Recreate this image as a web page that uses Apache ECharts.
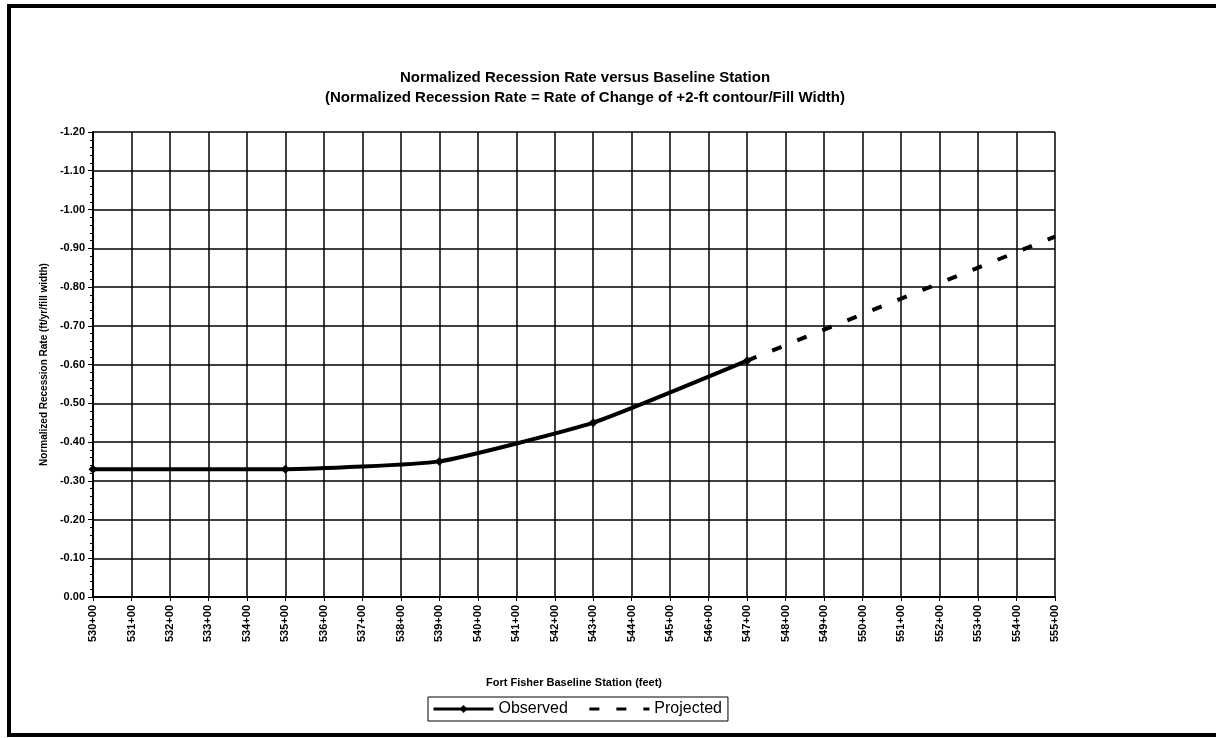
<!DOCTYPE html>
<html>
<head>
<meta charset="utf-8">
<script src="https://cdn.jsdelivr.net/npm/echarts@6/dist/echarts.min.js"></script>
<style>
html,body{margin:0;padding:0;background:#fff;}
#chart{width:1216px;height:738px;}
</style>
</head>
<body>
<div id="chart"></div>
<script>
const titleLines = ['Normalized Recession Rate versus Baseline Station', '(Normalized Recession Rate = Rate of Change of +2-ft contour/Fill Width)'];
const observedStations = [530, 535, 539, 543, 547];
const observedValues = [-0.33, -0.33, -0.35, -0.45, -0.61];
const projectedStations = [547, 555];
const projectedValues = [-0.61, -0.93];
const xName = 'Fort Fisher Baseline Station (feet)';
const yName = 'Normalized Recession Rate (ft/yr/fill width)';

const font = 'Liberation Sans, Arial, sans-serif';
const chart = echarts.init(document.getElementById('chart'), null, {renderer: 'canvas'});
chart.setOption({
  backgroundColor: '#fff',
  animation: false,
  title: {
    text: titleLines.join('\n'),
    left: 580, top: 63, textAlign: 'center',
    textStyle: {fontFamily: font, fontSize: 15, fontWeight: 'bold', color: '#000', lineHeight: 20}
  },
  graphic: [{
    type: 'polyline',
    shape: {points: [[1230, 6], [9, 6], [9, 735], [1230, 735]]},
    style: {stroke: '#000', lineWidth: 4, fill: null},
    silent: true
  }],
  legend: {
    left: 428, top: 697, width: 308,
    itemWidth: 60, itemHeight: 10, itemGap: 20,
    padding: [4, 6, 4, 4],
    borderColor: '#000', borderWidth: 1,
    textStyle: {fontFamily: font, fontSize: 16, color: '#000'},
    data: [
      {name: 'Observed', lineStyle: {width: 3}},
      {name: 'Projected', itemStyle: {opacity: 0}, lineStyle: {width: 3}}
    ]
  },
  grid: {left: 93, right: 161, top: 132, bottom: 141, containLabel: false},
  xAxis: {
    type: 'value', min: 530, max: 555, interval: 1,
    name: xName, nameLocation: 'middle', nameGap: 80,
    nameTextStyle: {fontFamily: font, fontSize: 11, fontWeight: 'bold', color: '#000'},
    axisLine: {lineStyle: {color: '#000', width: 2}},
    axisTick: {show: true, length: 4, lineStyle: {color: '#000'}},
    axisLabel: {rotate: 90, fontFamily: font, fontSize: 11, fontWeight: 'bold', color: '#000', margin: 8,
      formatter: v => v + '+00'},
    splitLine: {show: true, lineStyle: {color: '#000', width: 1.5}}
  },
  yAxis: {
    type: 'value', min: -1.2, max: 0, interval: 0.1, inverse: true,
    name: yName, nameLocation: 'middle', nameGap: 42,
    nameTextStyle: {fontFamily: font, fontSize: 10, fontWeight: 'bold', color: '#000'},
    axisLine: {show: true, lineStyle: {color: '#000', width: 2}},
    axisTick: {show: true, length: 5, lineStyle: {color: '#000'}},
    minorTick: {show: true, splitNumber: 5, length: 3, lineStyle: {color: '#000'}},
    axisLabel: {fontFamily: font, fontSize: 11, fontWeight: 'bold', color: '#000', margin: 8,
      formatter: v => v.toFixed(2)},
    splitLine: {show: true, lineStyle: {color: '#000', width: 1.5}}
  },
  series: [{
    name: 'Observed', type: 'line',
    data: observedStations.map((s, i) => [s, observedValues[i]]),
    smooth: 0.15,
    symbol: 'diamond', symbolSize: 9,
    lineStyle: {color: '#000', width: 4},
    itemStyle: {color: '#000'},
    z: 5
  }, {
    name: 'Projected', type: 'line',
    data: projectedStations.map((s, i) => [s, projectedValues[i]]),
    symbol: 'none',
    lineStyle: {color: '#000', width: 4, type: [10, 17]},
    itemStyle: {color: '#000'},
    z: 4
  }]
});
</script>
</body>
</html>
=-=-=
- Stated exercise: Skip the images and write out the rest of the listing exactly.

- Result of the exercise:
Recreate this image as a web page that uses Apache ECharts.
<!DOCTYPE html>
<html>
<head>
<meta charset="utf-8">
<script src="https://cdn.jsdelivr.net/npm/echarts@6/dist/echarts.min.js"></script>
<style>
html,body{margin:0;padding:0;background:#fff;}
#chart{width:1216px;height:738px;}
</style>
</head>
<body>
<div id="chart"></div>
<script>
const titleLines = ['Normalized Recession Rate versus Baseline Station', '(Normalized Recession Rate = Rate of Change of +2-ft contour/Fill Width)'];
const observedStations = [530, 535, 539, 543, 547];
const observedValues = [-0.33, -0.33, -0.35, -0.45, -0.61];
const projectedStations = [547, 555];
const projectedValues = [-0.61, -0.93];
const xName = 'Fort Fisher Baseline Station (feet)';
const yName = 'Normalized Recession Rate (ft/yr/fill width)';

const font = 'Liberation Sans, Arial, sans-serif';
const chart = echarts.init(document.getElementById('chart'), null, {renderer: 'canvas'});
chart.setOption({
  backgroundColor: '#fff',
  animation: false,
  title: {
    text: titleLines.join('\n'),
    left: 580, top: 63, textAlign: 'center',
    textStyle: {fontFamily: font, fontSize: 15, fontWeight: 'bold', color: '#000', lineHeight: 20}
  },
  graphic: [{
    type: 'polyline',
    shape: {points: [[1230, 6], [9, 6], [9, 735], [1230, 735]]},
    style: {stroke: '#000', lineWidth: 4, fill: null},
    silent: true
  }],
  legend: {
    left: 428, top: 697, width: 308,
    itemWidth: 60, itemHeight: 10, itemGap: 20,
    padding: [4, 6, 4, 4],
    borderColor: '#000', borderWidth: 1,
    textStyle: {fontFamily: font, fontSize: 16, color: '#000'},
    data: [
      {name: 'Observed', lineStyle: {width: 3}},
      {name: 'Projected', itemStyle: {opacity: 0}, lineStyle: {width: 3}}
    ]
  },
  grid: {left: 93, right: 161, top: 132, bottom: 141, containLabel: false},
  xAxis: {
    type: 'value', min: 530, max: 555, interval: 1,
    name: xName, nameLocation: 'middle', nameGap: 80,
    nameTextStyle: {fontFamily: font, fontSize: 11, fontWeight: 'bold', color: '#000'},
    axisLine: {lineStyle: {color: '#000', width: 2}},
    axisTick: {show: true, length: 4, lineStyle: {color: '#000'}},
    axisLabel: {rotate: 90, fontFamily: font, fontSize: 11, fontWeight: 'bold', color: '#000', margin: 8,
      formatter: v => v + '+00'},
    splitLine: {show: true, lineStyle: {color: '#000', width: 1.5}}
  },
  yAxis: {
    type: 'value', min: -1.2, max: 0, interval: 0.1, inverse: true,
    name: yName, nameLocation: 'middle', nameGap: 42,
    nameTextStyle: {fontFamily: font, fontSize: 10, fontWeight: 'bold', color: '#000'},
    axisLine: {show: true, lineStyle: {color: '#000', width: 2}},
    axisTick: {show: true, length: 5, lineStyle: {color: '#000'}},
    minorTick: {show: true, splitNumber: 5, length: 3, lineStyle: {color: '#000'}},
    axisLabel: {fontFamily: font, fontSize: 11, fontWeight: 'bold', color: '#000', margin: 8,
      formatter: v => v.toFixed(2)},
    splitLine: {show: true, lineStyle: {color: '#000', width: 1.5}}
  },
  series: [{
    name: 'Observed', type: 'line',
    data: observedStations.map((s, i) => [s, observedValues[i]]),
    smooth: 0.15,
    symbol: 'diamond', symbolSize: 9,
    lineStyle: {color: '#000', width: 4},
    itemStyle: {color: '#000'},
    z: 5
  }, {
    name: 'Projected', type: 'line',
    data: projectedStations.map((s, i) => [s, projectedValues[i]]),
    symbol: 'none',
    lineStyle: {color: '#000', width: 4, type: [10, 17]},
    itemStyle: {color: '#000'},
    z: 4
  }]
});
</script>
</body>
</html>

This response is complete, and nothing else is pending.